The spread of and missionary zeal people of the area awarded the value of education, and by that time one Garo youth by the name of Gracesh G. Sangma, son of Choetsing D. Sangma, the first among the Garos’ of the area to study in Bachelor of Arts (B.A.) in Serampore College, inspired for opening M.E. School. Unfortunately Gracesh G. Sangma, who was serving in Royal Air Force died prematurely in 1946 after a brief illness while he was on leave. Inspired by Gracesh Sangma, Noho B. Sangma of Darugre convened a meeting of elders and resolved for opening M.E. School at Ampati. Consequently, in 1947 an Upper Primary School was established with Noho B.Sangma, as headmaster. The School was stopped for some time in the beginning of 1948 due to some controversial matters between the headmaster Judson Sangma and students. After convening a meeting the village elders decided to appoint a new Headmaster, and from among the contenders Shri Nolidi S. Daring was persuaded to serve as Headmaster. Since 1947 to 2007 the school is functioning for 60 years.

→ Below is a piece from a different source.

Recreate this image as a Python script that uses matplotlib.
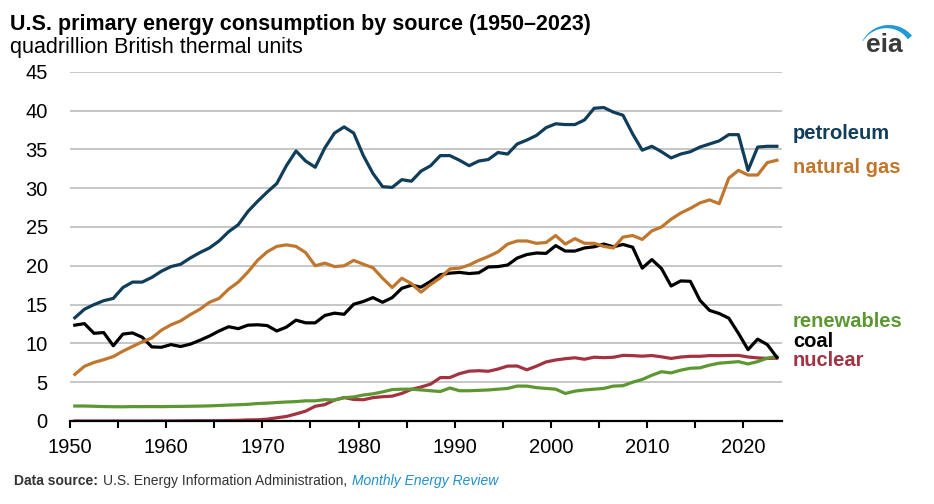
import matplotlib
matplotlib.use('Agg')
import matplotlib.pyplot as plt
import numpy as np
from matplotlib.patches import Polygon

plt.rcParams['font.family'] = ['Liberation Sans', 'DejaVu Sans']

# annual values, quadrillion Btu, 1950-2023
years = np.arange(1950, 2024)

petroleum = [13.3, 14.4, 15.0, 15.5, 15.8, 17.2, 17.9, 17.9, 18.5, 19.3,
             19.9, 20.2, 21.0, 21.7, 22.3, 23.2, 24.4, 25.3, 27.0, 28.3,
             29.5, 30.6, 32.9, 34.8, 33.5, 32.7, 35.2, 37.1, 37.9, 37.1,
             34.2, 31.9, 30.2, 30.1, 31.1, 30.9, 32.2, 32.9, 34.2, 34.2,
             33.6, 32.9, 33.5, 33.7, 34.6, 34.4, 35.7, 36.2, 36.8, 37.8,
             38.3, 38.2, 38.2, 38.8, 40.3, 40.4, 39.8, 39.4, 37.0, 34.9,
             35.4, 34.7, 33.9, 34.4, 34.7, 35.3, 35.7, 36.1, 36.9, 36.9,
             32.3, 35.3, 35.4, 35.4]

natural_gas = [6.0, 7.05, 7.55, 7.9, 8.3, 9.0, 9.6, 10.2, 10.7, 11.7,
               12.4, 12.9, 13.7, 14.4, 15.3, 15.8, 17.0, 17.9, 19.2, 20.7,
               21.8, 22.5, 22.7, 22.5, 21.7, 20.0, 20.35, 19.9, 20.0, 20.7,
               20.2, 19.75, 18.4, 17.2, 18.4, 17.7, 16.6, 17.6, 18.45, 19.6,
               19.7, 20.1, 20.7, 21.2, 21.8, 22.8, 23.2, 23.2, 22.9, 23.0,
               23.9, 22.8, 23.5, 22.9, 22.9, 22.5, 22.3, 23.7, 23.9, 23.4,
               24.5, 25.0, 26.0, 26.8, 27.4, 28.1, 28.5, 28.0, 31.3, 32.3,
               31.7, 31.7, 33.3, 33.6]

coal = [12.35, 12.55, 11.3, 11.4, 9.7, 11.2, 11.35, 10.8, 9.55, 9.5,
        9.85, 9.6, 9.9, 10.4, 10.95, 11.6, 12.15, 11.9, 12.35, 12.4,
        12.3, 11.6, 12.1, 13.0, 12.65, 12.65, 13.6, 13.9, 13.75, 15.05,
        15.4, 15.9, 15.3, 15.9, 17.1, 17.5, 17.25, 18.0, 18.85, 19.05,
        19.15, 19.0, 19.1, 19.85, 19.9, 20.1, 21.0, 21.45, 21.65, 21.6,
        22.6, 21.9, 21.9, 22.3, 22.45, 22.8, 22.45, 22.75, 22.4, 19.7,
        20.8, 19.65, 17.4, 18.05, 18.0, 15.55, 14.25, 13.85, 13.25, 11.3,
        9.2, 10.55, 9.85, 8.2]

nuclear = [0.0, 0.0, 0.0, 0.0, 0.0, 0.0, 0.0, 0.0, 0.002, 0.002,
           0.006, 0.02, 0.026, 0.038, 0.04, 0.043, 0.064, 0.088, 0.142, 0.154,
           0.239, 0.413, 0.584, 0.91, 1.272, 1.9, 2.111, 2.702, 3.024, 2.776,
           2.739, 3.008, 3.131, 3.203, 3.553, 4.076, 4.38, 4.754, 5.587, 5.602,
           6.104, 6.422, 6.479, 6.41, 6.694, 7.075, 7.087, 6.597, 7.068, 7.61,
           7.862, 8.029, 8.145, 7.96, 8.223, 8.161, 8.215, 8.459, 8.426, 8.355,
           8.434, 8.269, 8.062, 8.244, 8.338, 8.337, 8.427, 8.419, 8.438, 8.452,
           8.251, 8.131, 8.061, 8.1]

renewables = [1.93, 1.93, 1.9, 1.86, 1.84, 1.83, 1.86, 1.85, 1.86, 1.85,
              1.87, 1.88, 1.9, 1.92, 1.95, 2.0, 2.05, 2.1, 2.15, 2.25,
              2.3, 2.38, 2.45, 2.5, 2.6, 2.6, 2.75, 2.7, 3.0, 3.1,
              3.35, 3.5, 3.75, 4.05, 4.1, 4.1, 4.0, 3.9, 3.8, 4.25,
              3.9, 3.9, 3.95, 4.0, 4.1, 4.2, 4.5, 4.5, 4.3, 4.2,
              4.1, 3.55, 3.85, 4.0, 4.1, 4.2, 4.5, 4.55, 5.0, 5.35,
              5.9, 6.35, 6.2, 6.55, 6.8, 6.85, 7.2, 7.45, 7.55, 7.65,
              7.35, 7.65, 8.1, 8.3]

# label text, colour, y position of the right-hand label
series = [
    ('nuclear', nuclear, '#a33340', 7.8),
    ('renewables', renewables, '#5d9732', 12.8),
    ('coal', coal, '#000000', 10.3),
    ('natural gas', natural_gas, '#c0772d', 32.7),
    ('petroleum', petroleum, '#0f3d5a', 37.1),
]

W, H = 934, 504
fig = plt.figure(figsize=(W / 100, H / 100), dpi=100)
ax = fig.add_axes([70 / W, 83 / H, 711.7 / W, 349.2 / H])

# points sit in the middle of each year
x = years + 0.5
for name, vals, color, label_y in series:
    ax.plot(x, vals, color=color, lw=2.3, solid_joinstyle='round', zorder=3)
    ax.text(2025.15, label_y, name, color=color, fontsize=14.5, weight='bold',
            va='center', ha='left', clip_on=False)

ax.set_xlim(1950, 2024)
ax.set_ylim(0, 45)
ax.set_yticks(np.arange(0, 46, 5))
ax.set_xticks(np.arange(1950, 2021, 10))
ax.set_xticks(np.arange(1955, 2021, 10), minor=True)

for yv in np.arange(5, 46, 5):
    ax.axhline(yv, color='#bdbdbd', lw=1.2, zorder=1)

for s in ['top', 'right', 'left']:
    ax.spines[s].set_visible(False)
ax.spines['bottom'].set_linewidth(1.6)
ax.spines['bottom'].set_zorder(4)

ax.tick_params(axis='y', length=0, pad=16, labelsize=14.5)
ax.tick_params(axis='x', which='both', length=5, width=1.5, direction='out')
ax.tick_params(axis='x', which='major', pad=7, labelsize=14.5)

fig.text(10 / W, 1 - 30 / H, 'U.S. primary energy consumption by source (1950\u20132023)',
         fontsize=15.5, weight='bold', va='baseline')
fig.text(10 / W, 1 - 53 / H, 'quadrillion British thermal units',
         fontsize=15.5, va='baseline')

# footer pieces laid out one after another
r = fig.canvas.get_renderer()
fx = 14
parts = [('Data source:', 'bold', 'normal', '#333333', ' '),
         ('U.S. Energy Information Administration,', 'normal', 'normal', '#333333', ' '),
         ('Monthly Energy Review', 'normal', 'italic', '#1f8fcc', '')]
for txt, wt, st, col, tail in parts:
    t = fig.text(fx / W, 1 - 485 / H, txt + tail, fontsize=10, weight=wt,
                 style=st, color=col, va='baseline')
    fx = t.get_window_extent(r).x1 + 1

# eia logo
fig.text(884 / W, 1 - 52 / H, 'eia', fontsize=19, weight='bold', color='#3a3a3a',
         ha='center', va='baseline')
th = np.linspace(np.radians(152), np.radians(40), 40)
cx, cy, R = 889, H - 55, 30
wdt = np.linspace(0.5, 5.5, th.size)
outer = np.c_[cx + R * np.cos(th), cy + R * np.sin(th)]
inner = np.c_[cx + (R - wdt) * np.cos(th), cy + (R - wdt) * np.sin(th)]
pts = np.vstack([outer, inner[::-1]])
pts[:, 0] /= W
pts[:, 1] /= H
fig.patches.append(Polygon(pts, closed=True, transform=fig.transFigure,
                           facecolor='#1f9ad6', edgecolor='none'))

fig.savefig('out.png', dpi=100)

After eleven years of establishment of M.E. School at Ampati opening of H.E. School was materialized with Mr. Nolidi S. Daring as President and Noho B. Sangma, Secretary of the Managing Committee of School, in 1960. The H.E. School was first functioned in Ampati Baptist Church Building. The H.E. School was provincialized on 1-9-1988.

The general meeting for establishment of College at Ampati was convened in 1980 but due to lack of funds the proposal could not materialized, and in 1995 Shri Nolidi S. Daring, as convener and Dr. Mukul Sangma, MLA as Chairman held a public meeting for opening a 10+2 section at Ampati High School. And after a gap of 5 years higher secondary section was started from 1 July 2001. The general meeting for opening a college was called again the third time, and this time more enthusiastic young members joined in the meeting and the college could at last opened with Mr. Asis S. Daring as Principal. The college is functioning for the time being under the Sub-Division Headquarters.

===Creation of the Ampati Civil Sub-Division===
After declaration of statehood to Meghalaya, the first Chief Minister Capt. W.A. Sangma, in his August visit to the General Conference of Garo National Council in 1947 promised to create a Civil Sub-Division for administrative convenience and public of the area in general, to the memorandum submitted by the primary center of GNC. The demand was immediately fulfilled by creating and administrative unit was formally declared open by Shri Sanford Marak Hon'ble Minister of Health on 14 August 1976 and functioned at the Betasing Block headquarters. Finally it was created as a full-fledged Civil Sub-Division on 15 October 1982 in the banner/name of Ampati Civil Sub-Division and continued to function at the Betasing Block headquarters. On 18 August 1988 it shifted its Office complex to its own Sub-Divisional Office Complex at Ampati, West Garo Hills. Ampati Civil Sub-Division was finally upgraded into a full fledged district as South West Garo Hills, on 7 August 2012 with its headquarters at Ampati.

==Transport==
The district Headquarters is also all the neighboring places including one important trade center Ampati of lower Meghalaya, South West Garo Hills – Ampati District.

==Demographics==
The town is mainly inhabited by the Garo, Hajong and others.